Home Inspection For the Seller
A home inspection is a visual examination of accessible areas of a home and property. Often mortgage companies insist on a home inspection report before agreeing to a mortgage. A pre-sale inspection brings to your attention problems you may not be aware and a preview into the information the buyer’s inspector will provide. In short, you will be better prepared to realistically negotiate the selling price of your home before exploring the sale market. It also settles questions about the condition of your home for all parties involved in the sale/purchase process. In effect, the price negotiation process is shortened because both parties have a professional opinion provided by an inspector of their choice.
Depending on the size of the property, the inspection process usually takes up to three hours, during which time the home is examined from the ground up. It includes observation and, when appropriate, operation of the plumbing, heating, air conditioning, and electrical systems, as well as structural components, such as the roof, foundation, basement, exterior and interior walls, chimney, doors and windows.

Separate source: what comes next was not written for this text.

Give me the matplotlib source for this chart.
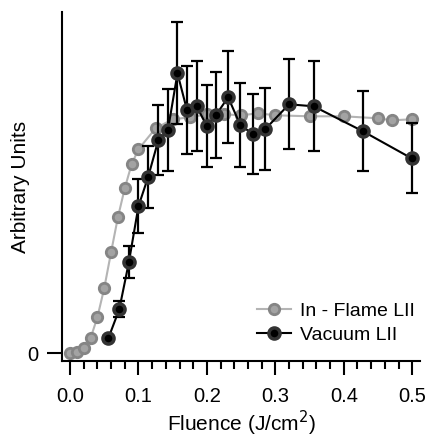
import matplotlib.pyplot as plt
import numpy as np

plt.rcParams['font.family'] = ['Liberation Sans', 'DejaVu Sans']

# in-flame LII (grey)
flame_x = [0.0, 0.01, 0.02, 0.03, 0.04, 0.05, 0.06, 0.07, 0.08, 0.09, 0.10,
           0.125, 0.15, 0.175, 0.20, 0.225, 0.25, 0.275, 0.30, 0.35, 0.40,
           0.45, 0.47, 0.50]
flame_y = [0, 1, 5, 15, 36, 65, 101, 136, 165, 189, 204,
           225, 234, 236, 239, 239, 238, 240, 238, 237, 237,
           235, 233, 234]

# vacuum LII (black) with error bars
vac_x = [0.056, 0.072, 0.086, 0.100, 0.114, 0.129, 0.143, 0.157, 0.171, 0.185,
         0.200, 0.213, 0.231, 0.249, 0.268, 0.285, 0.320, 0.356, 0.428, 0.499]
vac_y = [15, 44, 91, 147, 176, 213, 223, 280, 243, 247,
         227, 238, 256, 228, 219, 224, 249, 247, 222, 195]
vac_err = [2, 8, 16, 27, 31, 35, 41, 51, 44, 45,
           41, 43, 46, 42, 40, 41, 45, 45, 40, 35]

fig = plt.figure(figsize=(4.26, 4.38), dpi=100)
ax = fig.add_axes([0.1455, 0.1758, 0.8404, 0.7968])

ax.plot(flame_x, flame_y, '-o', color='#b4b4b4', lw=1.5,
        mfc='#a3a3a3', mec='#858585', mew=2, ms=7.5, label='In - Flame LII', zorder=2)
ax.errorbar(vac_x, vac_y, yerr=vac_err, fmt='none', ecolor='black',
            elinewidth=1.6, capsize=4.5, capthick=1.6, zorder=3)
ax.plot(vac_x, vac_y, '-o', color='black', lw=1.5,
        mfc='black', mec='#333333', mew=2.5, ms=8, label='Vacuum LII', zorder=4)

ax.set_xlim(-0.0117, 0.5113)
ax.set_ylim(-7.7, 341.3)

ax.spines['top'].set_visible(False)
ax.spines['right'].set_visible(False)
ax.spines['left'].set_linewidth(1.5)
ax.spines['bottom'].set_linewidth(1.5)

ax.set_xticks([0.0, 0.1, 0.2, 0.3, 0.4, 0.5])
ax.set_xticklabels(['0.0', '0.1', '0.2', '0.3', '0.4', '0.5'])
ax.set_xticks(np.arange(0, 0.51, 0.02), minor=True)
ax.set_yticks([0])
ax.set_yticklabels(['0'])
ax.tick_params(axis='x', which='major', direction='out', length=10, width=1.5, labelsize=14.5, pad=9)
ax.tick_params(axis='x', which='minor', direction='out', length=5.5, width=1.5)
ax.tick_params(axis='y', which='major', direction='out', length=11, width=1.5, labelsize=14.5, pad=6)

ax.set_xlabel('Fluence (J/cm$^2$)', fontsize=15, labelpad=2)
ax.set_ylabel('Arbitrary Units', fontsize=15)
ax.yaxis.set_label_coords(-0.088, 0.5)

ax.legend(loc='upper left', bbox_to_anchor=(0.545, 0.168), frameon=False, fontsize=14,
          handlelength=1.75, handletextpad=0.45, labelspacing=0.33,
          borderpad=0, borderaxespad=0)

plt.savefig('out.png', dpi=100)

Home sellers may choose not to correct every defect found in the inspection report. Instead, they acknowledge the defects to the buyer and explain that the asking price has been adjusted to reflect the estimated cost of repairs.
A home inspection can serve as a multi-purpose tool. An inspection helps the seller comply with full-disclosure real estate laws. With an inspection report in hand, you are less likely to overlook a defect or material fact for which you could later be held liable. You are now prepared to stage your home and focus on negotiations.
Do not confuse Home Inspections with Appraisals. Home Inspections are used by buyers and sellers to understand the condition of the home in question. Appraisals are used by mortgage companies to ensure the mortgage loan amount is not more than the value of the property.